**Short task**: Only the lines from the start of the material through the line containing "const y = d3.scaleLinear().domain([0, 10000]).range([B, T]);" are to be extracted, exactly as they appear.
>>>>>
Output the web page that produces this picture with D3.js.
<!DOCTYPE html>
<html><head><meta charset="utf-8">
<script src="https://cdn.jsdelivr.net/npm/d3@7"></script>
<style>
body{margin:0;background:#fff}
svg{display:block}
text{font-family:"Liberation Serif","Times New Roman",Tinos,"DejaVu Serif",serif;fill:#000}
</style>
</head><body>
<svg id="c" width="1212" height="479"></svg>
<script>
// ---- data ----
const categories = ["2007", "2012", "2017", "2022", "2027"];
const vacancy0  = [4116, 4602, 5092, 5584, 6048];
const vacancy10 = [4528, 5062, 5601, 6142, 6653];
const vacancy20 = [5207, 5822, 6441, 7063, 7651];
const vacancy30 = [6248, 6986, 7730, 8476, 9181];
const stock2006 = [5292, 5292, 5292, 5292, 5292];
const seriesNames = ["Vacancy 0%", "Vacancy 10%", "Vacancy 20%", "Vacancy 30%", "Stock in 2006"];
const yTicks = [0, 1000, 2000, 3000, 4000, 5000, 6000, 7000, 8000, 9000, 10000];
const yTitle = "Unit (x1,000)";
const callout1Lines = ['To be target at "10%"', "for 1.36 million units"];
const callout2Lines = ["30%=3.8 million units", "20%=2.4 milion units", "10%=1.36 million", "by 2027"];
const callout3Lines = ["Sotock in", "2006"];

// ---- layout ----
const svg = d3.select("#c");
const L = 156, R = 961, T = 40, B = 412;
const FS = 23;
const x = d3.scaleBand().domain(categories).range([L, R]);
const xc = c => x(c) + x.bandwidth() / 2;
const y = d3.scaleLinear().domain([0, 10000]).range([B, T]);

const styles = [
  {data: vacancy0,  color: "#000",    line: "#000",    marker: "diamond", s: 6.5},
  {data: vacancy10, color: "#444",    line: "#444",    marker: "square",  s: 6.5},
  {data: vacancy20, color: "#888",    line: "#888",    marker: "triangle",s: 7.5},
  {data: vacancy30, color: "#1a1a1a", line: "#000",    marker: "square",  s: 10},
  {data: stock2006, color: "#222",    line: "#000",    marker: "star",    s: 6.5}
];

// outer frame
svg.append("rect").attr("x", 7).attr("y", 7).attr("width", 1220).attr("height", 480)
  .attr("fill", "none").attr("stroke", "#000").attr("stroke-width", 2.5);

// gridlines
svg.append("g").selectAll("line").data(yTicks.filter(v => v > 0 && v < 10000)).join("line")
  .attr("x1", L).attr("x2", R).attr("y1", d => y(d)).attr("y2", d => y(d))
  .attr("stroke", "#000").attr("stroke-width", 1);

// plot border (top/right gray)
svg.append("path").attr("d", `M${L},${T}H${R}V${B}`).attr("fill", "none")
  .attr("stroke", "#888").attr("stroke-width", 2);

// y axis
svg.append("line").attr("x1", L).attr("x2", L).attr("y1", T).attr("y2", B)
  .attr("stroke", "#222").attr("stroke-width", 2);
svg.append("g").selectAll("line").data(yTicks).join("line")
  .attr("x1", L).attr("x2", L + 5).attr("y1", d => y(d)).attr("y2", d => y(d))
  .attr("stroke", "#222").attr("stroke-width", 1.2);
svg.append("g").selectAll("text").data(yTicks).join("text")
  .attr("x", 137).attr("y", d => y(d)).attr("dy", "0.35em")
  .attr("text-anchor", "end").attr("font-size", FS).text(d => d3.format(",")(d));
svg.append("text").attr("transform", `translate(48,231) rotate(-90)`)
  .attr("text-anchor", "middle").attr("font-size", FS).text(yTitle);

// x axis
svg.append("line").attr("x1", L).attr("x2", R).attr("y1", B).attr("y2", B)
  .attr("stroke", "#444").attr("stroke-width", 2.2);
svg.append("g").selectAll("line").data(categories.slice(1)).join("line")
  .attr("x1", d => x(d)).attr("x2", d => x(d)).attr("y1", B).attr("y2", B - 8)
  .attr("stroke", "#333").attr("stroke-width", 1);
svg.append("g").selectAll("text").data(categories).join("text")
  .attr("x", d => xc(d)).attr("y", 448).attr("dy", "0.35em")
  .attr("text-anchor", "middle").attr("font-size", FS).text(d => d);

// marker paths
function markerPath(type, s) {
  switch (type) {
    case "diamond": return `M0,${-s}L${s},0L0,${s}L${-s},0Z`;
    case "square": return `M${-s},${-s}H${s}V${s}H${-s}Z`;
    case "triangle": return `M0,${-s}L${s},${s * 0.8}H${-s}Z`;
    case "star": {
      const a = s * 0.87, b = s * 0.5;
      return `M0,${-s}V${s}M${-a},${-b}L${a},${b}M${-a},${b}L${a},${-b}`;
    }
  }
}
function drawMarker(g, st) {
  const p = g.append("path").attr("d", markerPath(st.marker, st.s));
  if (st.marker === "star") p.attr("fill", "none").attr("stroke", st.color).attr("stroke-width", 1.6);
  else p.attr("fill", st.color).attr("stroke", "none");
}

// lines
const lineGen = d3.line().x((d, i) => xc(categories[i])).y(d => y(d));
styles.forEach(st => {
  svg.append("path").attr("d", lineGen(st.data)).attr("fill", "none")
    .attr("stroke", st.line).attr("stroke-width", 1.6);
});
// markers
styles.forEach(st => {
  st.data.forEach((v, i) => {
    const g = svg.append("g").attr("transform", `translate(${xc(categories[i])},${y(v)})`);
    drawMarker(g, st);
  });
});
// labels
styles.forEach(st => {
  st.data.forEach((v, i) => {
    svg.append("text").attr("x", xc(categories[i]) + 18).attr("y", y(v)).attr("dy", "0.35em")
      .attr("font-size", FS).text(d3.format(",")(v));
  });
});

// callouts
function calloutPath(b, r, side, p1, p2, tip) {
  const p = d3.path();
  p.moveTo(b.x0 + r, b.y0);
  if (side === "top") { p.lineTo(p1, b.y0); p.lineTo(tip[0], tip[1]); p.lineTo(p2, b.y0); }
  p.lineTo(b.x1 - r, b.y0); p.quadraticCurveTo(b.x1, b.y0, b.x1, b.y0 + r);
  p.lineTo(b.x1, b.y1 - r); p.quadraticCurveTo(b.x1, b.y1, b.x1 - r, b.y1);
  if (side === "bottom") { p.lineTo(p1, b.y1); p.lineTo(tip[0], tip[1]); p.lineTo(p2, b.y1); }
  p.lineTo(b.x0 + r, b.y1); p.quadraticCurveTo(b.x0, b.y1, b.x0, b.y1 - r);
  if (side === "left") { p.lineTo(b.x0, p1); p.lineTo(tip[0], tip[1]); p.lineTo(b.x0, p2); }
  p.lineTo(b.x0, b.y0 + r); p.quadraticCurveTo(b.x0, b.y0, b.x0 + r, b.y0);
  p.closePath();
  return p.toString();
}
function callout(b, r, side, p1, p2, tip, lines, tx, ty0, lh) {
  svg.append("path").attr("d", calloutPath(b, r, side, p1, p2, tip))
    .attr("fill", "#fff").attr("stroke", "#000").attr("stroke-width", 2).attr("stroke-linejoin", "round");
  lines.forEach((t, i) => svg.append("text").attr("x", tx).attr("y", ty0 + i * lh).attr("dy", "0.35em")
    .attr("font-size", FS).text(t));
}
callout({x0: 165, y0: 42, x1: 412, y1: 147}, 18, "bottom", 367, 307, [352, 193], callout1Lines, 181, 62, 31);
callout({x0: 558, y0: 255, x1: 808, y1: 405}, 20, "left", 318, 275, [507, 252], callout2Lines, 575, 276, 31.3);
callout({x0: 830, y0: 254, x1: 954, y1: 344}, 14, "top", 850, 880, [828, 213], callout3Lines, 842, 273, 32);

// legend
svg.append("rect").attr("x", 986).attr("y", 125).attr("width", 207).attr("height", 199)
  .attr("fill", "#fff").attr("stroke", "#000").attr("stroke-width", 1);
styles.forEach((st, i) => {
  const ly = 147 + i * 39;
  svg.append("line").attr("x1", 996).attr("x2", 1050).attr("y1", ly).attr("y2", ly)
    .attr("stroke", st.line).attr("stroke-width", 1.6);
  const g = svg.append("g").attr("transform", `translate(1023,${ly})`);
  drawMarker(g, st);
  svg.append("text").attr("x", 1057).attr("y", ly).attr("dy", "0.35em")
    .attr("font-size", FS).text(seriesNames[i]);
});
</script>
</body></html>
<<<<<
**Finished task**:
Output the web page that produces this picture with D3.js.
<!DOCTYPE html>
<html><head><meta charset="utf-8">
<script src="https://cdn.jsdelivr.net/npm/d3@7"></script>
<style>
body{margin:0;background:#fff}
svg{display:block}
text{font-family:"Liberation Serif","Times New Roman",Tinos,"DejaVu Serif",serif;fill:#000}
</style>
</head><body>
<svg id="c" width="1212" height="479"></svg>
<script>
// ---- data ----
const categories = ["2007", "2012", "2017", "2022", "2027"];
const vacancy0  = [4116, 4602, 5092, 5584, 6048];
const vacancy10 = [4528, 5062, 5601, 6142, 6653];
const vacancy20 = [5207, 5822, 6441, 7063, 7651];
const vacancy30 = [6248, 6986, 7730, 8476, 9181];
const stock2006 = [5292, 5292, 5292, 5292, 5292];
const seriesNames = ["Vacancy 0%", "Vacancy 10%", "Vacancy 20%", "Vacancy 30%", "Stock in 2006"];
const yTicks = [0, 1000, 2000, 3000, 4000, 5000, 6000, 7000, 8000, 9000, 10000];
const yTitle = "Unit (x1,000)";
const callout1Lines = ['To be target at "10%"', "for 1.36 million units"];
const callout2Lines = ["30%=3.8 million units", "20%=2.4 milion units", "10%=1.36 million", "by 2027"];
const callout3Lines = ["Sotock in", "2006"];

// ---- layout ----
const svg = d3.select("#c");
const L = 156, R = 961, T = 40, B = 412;
const FS = 23;
const x = d3.scaleBand().domain(categories).range([L, R]);
const xc = c => x(c) + x.bandwidth() / 2;
const y = d3.scaleLinear().domain([0, 10000]).range([B, T]);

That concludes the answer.